Problem description:
Could the lines from the start of the data through the line with "plt.rcParams['mathtext.bfit'] = 'Lato:bold:italic'" be set down exactly, with no pictures among them?

###

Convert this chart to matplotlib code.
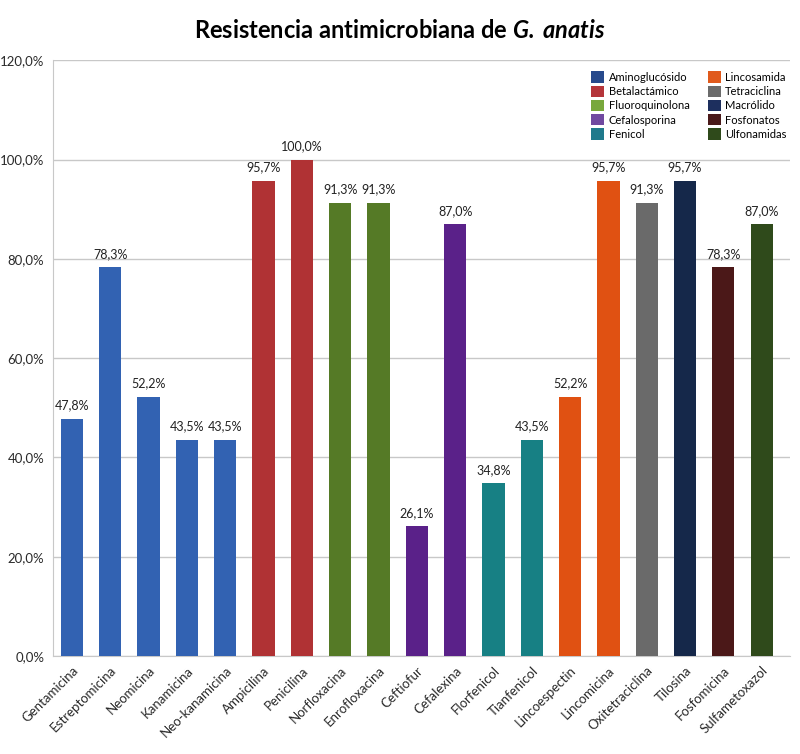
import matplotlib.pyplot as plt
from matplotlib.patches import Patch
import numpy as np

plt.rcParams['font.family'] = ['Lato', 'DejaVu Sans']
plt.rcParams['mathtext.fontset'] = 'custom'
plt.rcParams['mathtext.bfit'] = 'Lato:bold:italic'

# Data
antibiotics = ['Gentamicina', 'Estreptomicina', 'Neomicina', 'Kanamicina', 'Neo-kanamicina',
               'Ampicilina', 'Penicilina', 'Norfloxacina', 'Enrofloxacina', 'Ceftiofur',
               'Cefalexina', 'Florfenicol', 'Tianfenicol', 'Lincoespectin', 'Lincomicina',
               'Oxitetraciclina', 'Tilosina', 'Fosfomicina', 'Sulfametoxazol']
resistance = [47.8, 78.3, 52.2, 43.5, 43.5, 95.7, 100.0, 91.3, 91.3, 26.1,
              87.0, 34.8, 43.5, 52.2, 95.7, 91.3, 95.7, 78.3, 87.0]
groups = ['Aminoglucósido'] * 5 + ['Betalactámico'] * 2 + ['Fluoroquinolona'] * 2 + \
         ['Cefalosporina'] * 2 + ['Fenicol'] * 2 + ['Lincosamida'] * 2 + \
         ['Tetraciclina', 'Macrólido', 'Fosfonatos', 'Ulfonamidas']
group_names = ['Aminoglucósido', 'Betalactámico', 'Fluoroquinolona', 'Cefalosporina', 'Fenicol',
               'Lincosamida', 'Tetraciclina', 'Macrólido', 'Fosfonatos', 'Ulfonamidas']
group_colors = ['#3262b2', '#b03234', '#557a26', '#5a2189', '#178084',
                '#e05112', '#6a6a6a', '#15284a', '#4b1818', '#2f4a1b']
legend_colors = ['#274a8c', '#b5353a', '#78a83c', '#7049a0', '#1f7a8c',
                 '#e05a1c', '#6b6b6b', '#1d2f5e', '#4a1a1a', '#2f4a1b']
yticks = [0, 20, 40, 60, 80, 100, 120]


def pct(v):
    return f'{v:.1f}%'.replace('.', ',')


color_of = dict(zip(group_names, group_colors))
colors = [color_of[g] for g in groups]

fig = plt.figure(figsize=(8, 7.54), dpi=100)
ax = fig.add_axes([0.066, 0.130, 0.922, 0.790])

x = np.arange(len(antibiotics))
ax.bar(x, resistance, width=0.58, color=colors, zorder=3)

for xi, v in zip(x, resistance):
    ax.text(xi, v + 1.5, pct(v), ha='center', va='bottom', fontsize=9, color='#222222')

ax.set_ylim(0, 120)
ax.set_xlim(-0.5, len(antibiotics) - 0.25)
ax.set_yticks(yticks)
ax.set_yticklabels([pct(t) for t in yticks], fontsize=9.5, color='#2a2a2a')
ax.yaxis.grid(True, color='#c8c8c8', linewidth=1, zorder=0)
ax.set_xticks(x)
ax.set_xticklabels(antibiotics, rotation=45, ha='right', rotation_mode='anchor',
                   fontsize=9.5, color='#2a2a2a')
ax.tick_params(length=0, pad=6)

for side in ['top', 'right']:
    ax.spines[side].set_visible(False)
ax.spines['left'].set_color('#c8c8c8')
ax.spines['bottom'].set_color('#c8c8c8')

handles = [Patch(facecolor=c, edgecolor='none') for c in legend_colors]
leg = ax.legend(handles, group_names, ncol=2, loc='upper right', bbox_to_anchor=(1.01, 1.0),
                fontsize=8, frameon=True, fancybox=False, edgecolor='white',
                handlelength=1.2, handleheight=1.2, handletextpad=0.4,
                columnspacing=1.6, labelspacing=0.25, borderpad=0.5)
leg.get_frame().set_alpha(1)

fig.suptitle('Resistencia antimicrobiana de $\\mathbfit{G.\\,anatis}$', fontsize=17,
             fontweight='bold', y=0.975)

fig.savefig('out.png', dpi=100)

###

Task output:
Convert this chart to matplotlib code.
import matplotlib.pyplot as plt
from matplotlib.patches import Patch
import numpy as np

plt.rcParams['font.family'] = ['Lato', 'DejaVu Sans']
plt.rcParams['mathtext.fontset'] = 'custom'
plt.rcParams['mathtext.bfit'] = 'Lato:bold:italic'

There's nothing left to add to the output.